The President, in an interview with Men's Health magazine released yesterday, said he thought taxing soda and other sugary drinks is worth putting on the table as Congress debates health care reform.
"It's an idea that we should be exploring," the president said. "There's no doubt that our kids drink way too much soda. And every study that's been done about obesity shows that there is as high a correlation between increased soda consumption and obesity as just about anything else."
Obama is floating the idea seven months after a storm of protest forced poll-challenged Gov.
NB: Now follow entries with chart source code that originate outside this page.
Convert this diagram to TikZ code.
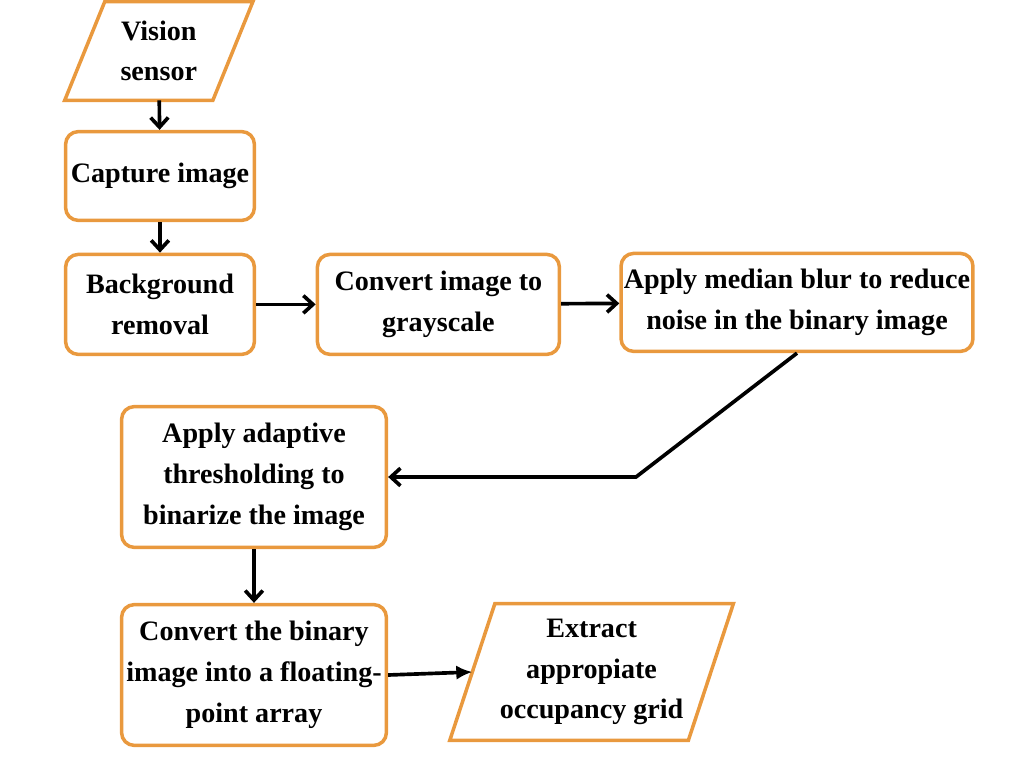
\documentclass[tikz,border=0pt]{standalone}
\usepackage{fontspec}
\setmainfont{Liberation Serif}
\usetikzlibrary{calc,arrows.meta}
\definecolor{boxorange}{RGB}{233,153,62}

\begin{document}
\begin{tikzpicture}[
    font=\fontsize{20}{29}\selectfont\bfseries,
    stepbox/.style={draw=boxorange,line width=2.5pt,rounded corners=9pt,align=center,inner sep=2pt},
    iobox/.style={align=center,inner sep=2pt},
    flow/.style={line width=2.6pt,-{Straight Barb[length=2.4mm,width=4.4mm,line width=2.6pt]}},
    flowfill/.style={line width=2.6pt,-{Latex[length=4mm,width=3.6mm]}}]
              \useasboundingbox (0,0) rectangle (25.6,-19.2);
              \node[iobox,minimum width=3.69cm,minimum height=2.45cm](vis)at(3.97,-1.275){Vision\\sensor};
              \draw[boxorange,line width=2.5pt]($(vis.south west)+(-0.5,0)$)--($(vis.north west)+(0.5,0)$)--($(vis.north east)+(0.5,0)$)--($(vis.south east)+(-0.5,0)$)--cycle;
              \node[stepbox,minimum width=4.72cm,minimum height=2.22cm](cap)at(4.0,-4.4){Capture image};
              \node[stepbox,minimum width=4.72cm,minimum height=2.5cm](bg)at(4.0,-7.61){Background\\removal};
              \node[stepbox,minimum width=6.05cm,minimum height=2.5cm](gray)at(10.96,-7.61){Convert image to\\grayscale};
              \node[stepbox,minimum width=8.72cm,minimum height=2.45cm](blur)at(19.925,-7.56){Apply median blur to reduce\\noise in the binary image};
              \node[stepbox,minimum width=6.62cm,minimum height=3.52cm](thr)at(6.35,-11.925){Apply adaptive\\thresholding to\\binarize the image};
              \node[stepbox,minimum width=6.62cm,minimum height=3.52cm](bin)at(6.35,-16.875){Convert the binary\\image into a floating-\\point array};
              \node[iobox,minimum width=5.95cm,minimum height=3.4cm](ext)at(14.79,-16.8){Extract\\appropiate\\occupancy grid};
              \draw[boxorange,line width=2.5pt]($(ext.south west)+(-0.5625,0)$)--($(ext.north west)+(0.5625,0)$)--($(ext.north east)+(0.5625,0)$)--($(ext.south east)+(-0.5625,0)$)--cycle;
              \coordinate(bend)at(15.9,-11.925);
              \draw[flow](vis)--(cap);
              \draw[flow](cap)--(bg);
              \draw[flow](bg)--(gray);
              \draw[flow](gray)--(blur);
              \draw[flow](blur.south)--(bend)--(thr.east);
              \draw[flow](thr)--(bin);
              \draw[flowfill](bin.east)--(ext.west);
            \end{tikzpicture}
\end{document}
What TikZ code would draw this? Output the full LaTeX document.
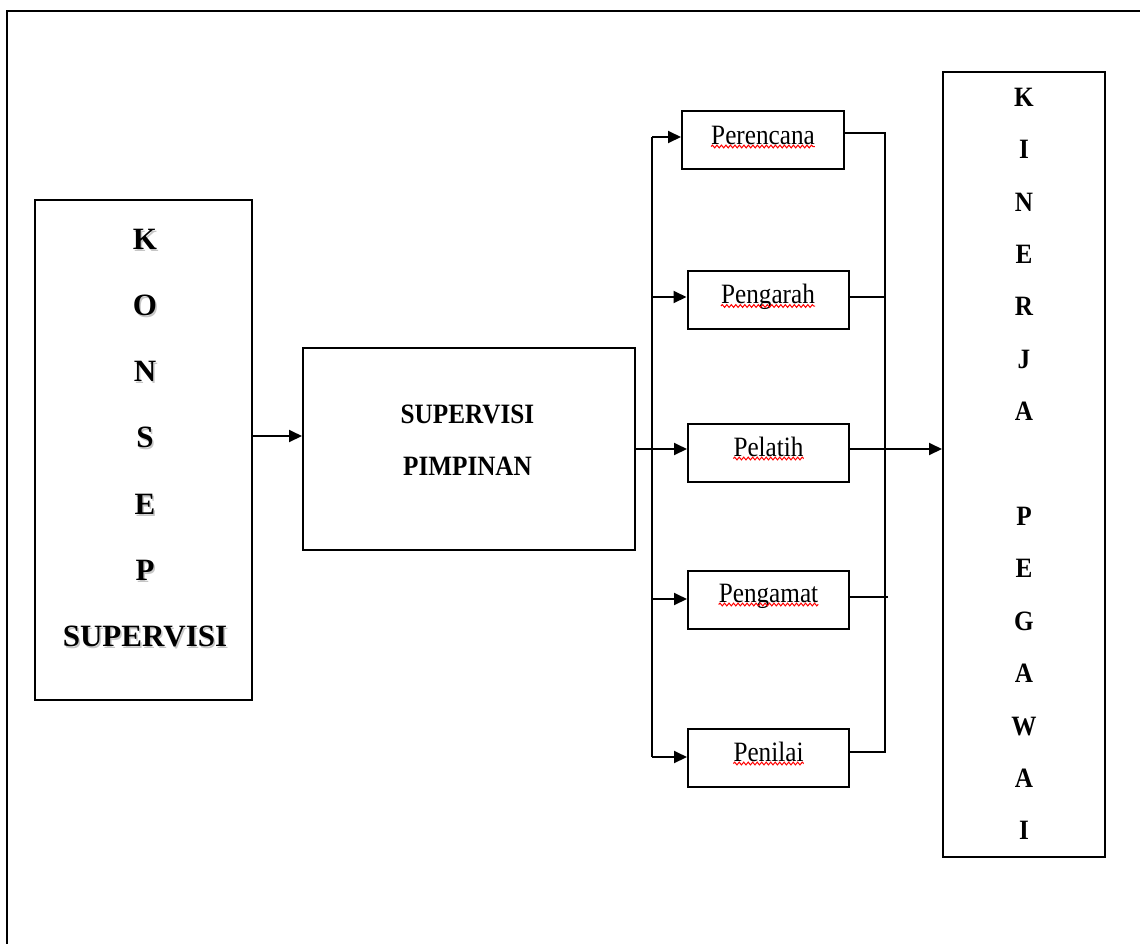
\documentclass[tikz,border=0pt]{standalone}
\usepackage{fontspec}
\setmainfont{Liberation Serif}
\newfontfamily\narrowserif[FakeStretch=0.9]{Liberation Serif}
\usetikzlibrary{arrows.meta,decorations.pathmorphing}

\begin{document}
\begin{tikzpicture}[x=1pt,y=-1pt,
  box/.style={draw,line width=2pt,inner sep=0pt},
  conn/.style={line width=1.9pt},
  arr/.style={conn,-{Triangle[length=13pt,width=12pt]}},
  sublbl/.style={font=\narrowserif\fontsize{28}{28}\selectfont,inner sep=0pt,anchor=base},
  squiggle/.style={draw=red,line width=1pt,decorate,
    decoration={snake,amplitude=1.4pt,segment length=4.5pt}},
  bigtext/.style={font=\bfseries\fontsize{31}{66.3}\selectfont,align=center,inner sep=0pt},
  tall/.style={font=\narrowserif\bfseries\fontsize{28}{52.4}\selectfont,align=center,inner sep=0pt}]

\useasboundingbox (0,0) rectangle (1140,943);

% page frame (runs off the right and bottom edges)
\draw[line width=2.2pt] (7,960) -- (7,11) -- (1160,11);

% left column: concept of supervision
\node[box,line width=2.5pt,minimum width=217pt,minimum height=500pt] (konsep) at (143.5,450) {};
\node[bigtext,text=gray!45] (konsepshadow) at (146.5,440) {K\\O\\N\\S\\E\\P\\SUPERVISI};
\node[bigtext] (konseptext) at (145,438) {K\\O\\N\\S\\E\\P\\SUPERVISI};

% middle box
\node[box,minimum width=332pt,minimum height=202pt] (sp) at (469,449) {};
\node[font=\narrowserif\bfseries\fontsize{28}{52}\selectfont,align=center,inner sep=0pt] (sptext) at (467.5,440) {SUPERVISI\\PIMPINAN};

% five roles
\node[box,minimum width=162pt,minimum height=58pt] (b1) at (763,140) {};
\node[box,minimum width=161pt,minimum height=58pt] (b2) at (768,299.5) {};
\node[box,minimum width=161pt,minimum height=58pt] (b3) at (768.5,453) {};
\node[box,minimum width=161pt,minimum height=58pt] (b4) at (768.5,600) {};
\node[box,minimum width=161pt,minimum height=58pt] (b5) at (768.5,758) {};

\node[sublbl] (t1) at ([yshift=-34pt]b1.north) {Perencana};
\node[sublbl] (t2) at ([yshift=-34pt]b2.north) {Pengarah};
\node[sublbl] (t3) at ([yshift=-33pt]b3.north) {Pelatih};
\node[sublbl] (t4) at ([yshift=-32pt]b4.north) {Pengamat};
\node[sublbl] (t5) at ([yshift=-33pt]b5.north) {Penilai};

\foreach \t in {t1,t2,t3,t4,t5}
  \draw[squiggle] ([yshift=-2.5pt]\t.base west) -- ([yshift=-2.5pt]\t.base east);

% right column: employee performance
\node[box,minimum width=162pt,minimum height=785pt] (kin) at (1024,464.5) {};
\node[tall] (kintext) at (1024,464) {K\\I\\N\\E\\R\\J\\A\\\mbox{}\\P\\E\\G\\A\\W\\A\\I};

% connectors
\coordinate (ka) at (278,436);
\draw[arr] (konsep.east |- ka) -- (sp.west |- ka);

\coordinate (lt) at (652,137);
\coordinate (l2) at (652,297);
\coordinate (m)  at (652,449);
\coordinate (l4) at (652,599);
\coordinate (lb) at (652,757);
\draw[conn] (lt) -- (lb);
\draw[arr] (lt) -- (b1.west |- lt);
\draw[arr] (l2) -- (b2.west |- l2);
\draw[arr] (sp.east |- m) -- (b3.west |- m);
\draw[arr] (l4) -- (b4.west |- l4);
\draw[arr] (lb) -- (b5.west |- lb);

\coordinate (rt) at (885,133);
\coordinate (r2) at (885,297);
\coordinate (r4) at (885,597);
\coordinate (rb) at (885,752);
\draw[conn,line join=miter] (b1.east |- rt) -- (rt) -- (rb) -- (b5.east |- rb);
\draw[conn] (b2.east |- r2) -- (r2);
\draw[conn] (b4.east |- r4) -- ([xshift=3pt]r4);
\draw[arr] (b3.east |- m) -- (kin.west |- m);

\end{tikzpicture}
\end{document}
Paterson to drop his plans for an 18% tax on soda and other sugary drinks.
Despite that debacle, congressional lawmakers have considered soda taxes as one way to cover the cost of revamping the nation's health care system, estimated to eat up much as $1 trillion over the next decade.
But Obama - who works out six days a week and keeps a bowl of apples in the Oval Office - has been largely mum on the controversial topic, at least until now.
As in Paterson's case, Obama's comments drew the immediate wrath of industry and consumer-choice groups yesterday.
"The tax code should not be used as a method for social engineering, and that's what this is," said J. Justin Wilson, the senior research analyst for the Center for Consumer Freedom, a group funded in part by the food and beverage industry. "It smacks of the regulation that government imposed on tobacco, but soda is not tobacco."